Google Research presents "VideoPrism", a new visual video encoder that can be used for a variety of video understanding tasks.
According to Google, VideoPrism can be used for many tasks involving video understanding and analysis. The model excels at recognizing objects and activities in videos, finding similar videos, and, when combined with a language model, describing video content and answering questions about video.
VideoPrism is based on a Vision Transformer (ViT) architecture that allows the model to process both spatial and temporal information from video.
The team trained VideoPrism on a self-generated large and diverse dataset that includes 36 million high-quality video-text pairs and 582 million video clips with noisy or machine-generated parallel text. According to Google, this is the largest dataset of its kind.
Google says VideoPrism is unique because it uses two complementary pre-training signals: The text descriptions provide information about the appearance of the objects in the videos, while the video content provides information about the visual dynamics.
Training was done in two steps: First, the model learned to associate videos with matching text descriptions. Then it learned to predict missing parts in the videos.
In an evaluation of 33 video comprehension benchmarks, VideoPrism achieved state-of-the-art results in 30 cases - with minimal adaptation effort using a single, frozen model.

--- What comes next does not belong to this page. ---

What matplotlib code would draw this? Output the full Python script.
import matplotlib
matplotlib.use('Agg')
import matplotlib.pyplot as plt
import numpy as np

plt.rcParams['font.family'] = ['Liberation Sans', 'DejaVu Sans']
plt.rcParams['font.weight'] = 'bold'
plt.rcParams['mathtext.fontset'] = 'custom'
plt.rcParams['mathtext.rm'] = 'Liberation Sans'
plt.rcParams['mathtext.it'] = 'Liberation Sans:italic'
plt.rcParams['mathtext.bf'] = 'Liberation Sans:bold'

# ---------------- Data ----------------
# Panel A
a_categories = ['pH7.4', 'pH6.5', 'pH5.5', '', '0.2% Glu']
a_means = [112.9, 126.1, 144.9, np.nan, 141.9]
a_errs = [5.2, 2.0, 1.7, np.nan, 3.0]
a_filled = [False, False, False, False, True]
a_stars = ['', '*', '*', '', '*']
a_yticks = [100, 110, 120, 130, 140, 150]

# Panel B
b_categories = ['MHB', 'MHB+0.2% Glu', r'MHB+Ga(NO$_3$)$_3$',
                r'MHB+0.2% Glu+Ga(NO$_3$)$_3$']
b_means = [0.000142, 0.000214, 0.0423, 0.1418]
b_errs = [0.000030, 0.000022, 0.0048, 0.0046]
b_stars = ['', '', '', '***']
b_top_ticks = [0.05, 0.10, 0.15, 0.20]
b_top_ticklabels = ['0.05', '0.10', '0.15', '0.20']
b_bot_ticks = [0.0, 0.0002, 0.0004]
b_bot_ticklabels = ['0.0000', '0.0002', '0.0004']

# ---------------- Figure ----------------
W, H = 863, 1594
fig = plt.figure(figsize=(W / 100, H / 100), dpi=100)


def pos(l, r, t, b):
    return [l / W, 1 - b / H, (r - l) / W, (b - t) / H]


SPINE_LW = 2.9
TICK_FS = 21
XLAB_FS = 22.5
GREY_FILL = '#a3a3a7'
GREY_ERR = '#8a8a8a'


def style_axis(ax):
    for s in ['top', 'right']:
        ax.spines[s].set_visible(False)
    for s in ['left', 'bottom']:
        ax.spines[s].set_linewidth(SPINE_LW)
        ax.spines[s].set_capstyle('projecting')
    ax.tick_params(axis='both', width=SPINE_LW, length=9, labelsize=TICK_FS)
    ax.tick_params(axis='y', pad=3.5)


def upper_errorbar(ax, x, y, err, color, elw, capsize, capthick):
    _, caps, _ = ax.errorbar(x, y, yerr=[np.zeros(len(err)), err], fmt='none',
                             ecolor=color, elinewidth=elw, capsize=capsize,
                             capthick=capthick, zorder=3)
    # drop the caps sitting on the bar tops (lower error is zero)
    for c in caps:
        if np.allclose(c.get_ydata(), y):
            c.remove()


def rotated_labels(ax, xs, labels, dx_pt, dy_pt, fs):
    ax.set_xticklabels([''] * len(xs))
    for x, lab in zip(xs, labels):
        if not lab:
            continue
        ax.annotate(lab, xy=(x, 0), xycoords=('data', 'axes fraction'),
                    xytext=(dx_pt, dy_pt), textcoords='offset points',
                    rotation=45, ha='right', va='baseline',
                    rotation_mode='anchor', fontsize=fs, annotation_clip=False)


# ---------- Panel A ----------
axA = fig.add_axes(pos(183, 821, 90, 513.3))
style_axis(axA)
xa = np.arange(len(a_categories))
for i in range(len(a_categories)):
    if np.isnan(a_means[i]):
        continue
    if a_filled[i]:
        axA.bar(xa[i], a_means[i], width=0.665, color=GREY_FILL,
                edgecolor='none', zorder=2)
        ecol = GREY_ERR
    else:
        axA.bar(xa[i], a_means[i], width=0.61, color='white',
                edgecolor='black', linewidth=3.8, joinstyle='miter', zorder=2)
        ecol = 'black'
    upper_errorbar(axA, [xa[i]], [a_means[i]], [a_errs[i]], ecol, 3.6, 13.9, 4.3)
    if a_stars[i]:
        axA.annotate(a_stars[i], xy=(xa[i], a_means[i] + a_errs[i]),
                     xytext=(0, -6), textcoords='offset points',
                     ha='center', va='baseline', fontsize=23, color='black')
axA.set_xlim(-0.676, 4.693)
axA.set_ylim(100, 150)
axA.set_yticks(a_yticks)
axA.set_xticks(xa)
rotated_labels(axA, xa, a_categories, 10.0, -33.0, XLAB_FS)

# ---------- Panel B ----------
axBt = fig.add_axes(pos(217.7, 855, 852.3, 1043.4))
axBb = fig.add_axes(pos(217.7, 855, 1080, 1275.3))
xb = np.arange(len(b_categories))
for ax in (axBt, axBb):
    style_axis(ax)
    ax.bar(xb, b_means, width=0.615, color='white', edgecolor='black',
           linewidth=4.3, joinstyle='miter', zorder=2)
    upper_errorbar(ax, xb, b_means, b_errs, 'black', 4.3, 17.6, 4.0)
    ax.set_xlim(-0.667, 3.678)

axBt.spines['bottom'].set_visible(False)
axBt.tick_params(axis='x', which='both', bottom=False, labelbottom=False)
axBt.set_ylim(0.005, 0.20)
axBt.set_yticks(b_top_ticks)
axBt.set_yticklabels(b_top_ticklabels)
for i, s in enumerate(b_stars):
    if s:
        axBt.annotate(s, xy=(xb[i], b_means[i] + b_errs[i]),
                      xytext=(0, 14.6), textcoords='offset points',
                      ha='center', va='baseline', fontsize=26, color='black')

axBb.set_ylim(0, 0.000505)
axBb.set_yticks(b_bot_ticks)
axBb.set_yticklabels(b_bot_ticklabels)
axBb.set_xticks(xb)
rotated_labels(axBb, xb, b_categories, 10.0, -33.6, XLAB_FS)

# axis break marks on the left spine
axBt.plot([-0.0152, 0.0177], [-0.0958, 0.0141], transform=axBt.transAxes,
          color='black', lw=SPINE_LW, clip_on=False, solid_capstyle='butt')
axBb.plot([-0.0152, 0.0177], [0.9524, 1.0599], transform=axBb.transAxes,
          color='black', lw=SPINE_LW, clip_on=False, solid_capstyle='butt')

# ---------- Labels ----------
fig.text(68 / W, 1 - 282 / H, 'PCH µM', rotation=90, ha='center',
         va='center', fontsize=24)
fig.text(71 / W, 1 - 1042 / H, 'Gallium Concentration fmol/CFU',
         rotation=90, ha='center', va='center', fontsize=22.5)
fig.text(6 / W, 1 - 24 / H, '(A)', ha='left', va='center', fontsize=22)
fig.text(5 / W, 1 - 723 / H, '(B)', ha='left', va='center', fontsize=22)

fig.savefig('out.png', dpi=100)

It outperformed other foundational video models in classification and localization tasks, and performed well in combination with large language models in video text retrieval, video captioning, and video question answering.
VideoPrism also performed well in scientific applications such as animal behavior analysis and ecology, outperforming models built specifically for these tasks. Google sees this as an opportunity to improve video analytics in many areas.
The research team hopes that VideoPrism will pave the way for further breakthroughs at the intersection of AI and video analytics, unlocking the potential of video models in areas such as scientific discovery, education, and healthcare.